Who is this creature?
What is going on?
What am I supposed to do?
I rush to grab my phone, and somehow the battery is drained, wasn’t it charged about 80%, right before he was to come?
The landline is dead.
And then the power goes off.
The next thing I know is I am in my bed, hardly breathing, craving for some air, my mouth is dry, and the mascara from my eyes has spread beyond my pink cheeks. I lay quite, befriending silence, trying to listen to any sound. I have one arm under the pillow, shivering, holding a small gun, when I hear footsteps.
It couldn’t be.
I locked everything.
The shadow neared.
And my terror augmented.
Any thought of the date, a someone special, was nowhere in my mind now.
And then that lean, dark and bony creature entered my room.
His laugh sent shivers down me, and all my mind could think of was “Why me?”
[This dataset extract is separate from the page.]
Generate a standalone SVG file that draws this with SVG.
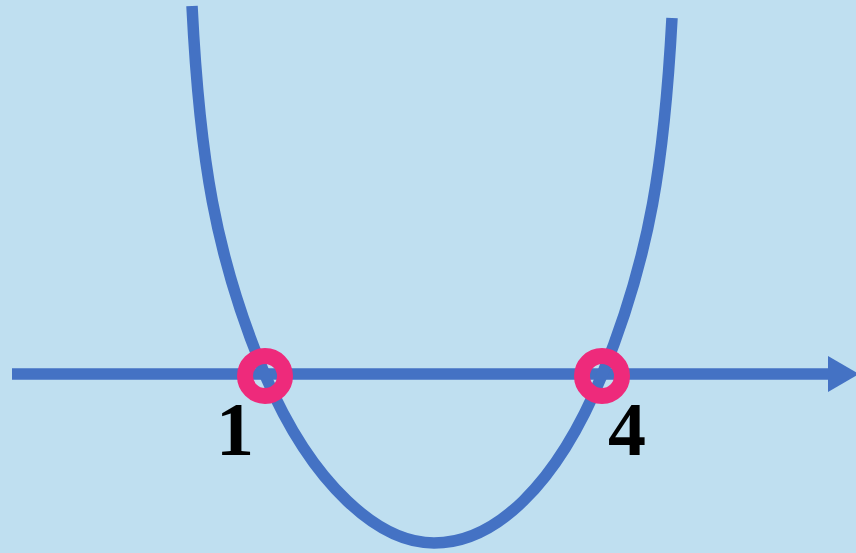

The mask was not my illusion; it was a confirmation, the only common link among all the recent rape cases in the town, of all the women who were raped and murdered. He was the same man, the man with the mask!
He was a serial killer.
In my house?
Our eyes met, and he bent to grab my legs.
I kicked and waved with all my might, tears stinging my eyes. I got up, grabbed the blanket and covered my body, and with the other hand, I held the gun, pointing right at him.
Only it was not a gun. Instead it was a bed side lamp.
Only, there was no serial killer in my room, there was no one.
Only, I had been dreaming, dreaming the plot of the book that I am currently reading.
All sweaty, and craving for some air, I put down the lamp silently, and yet hesitated to open the windows. My mouth went dry at the mere thought of the dream. Sure, it was just a dream but I had seen it too closely.
I gulped down a glass of water, splashing some onto my face and went back to bed not daring to go outside, not wanting to even take a peek outside, till the sun came up.
PS: Currently reading, ‘A Thin Dark Line’ by Tami Hoag.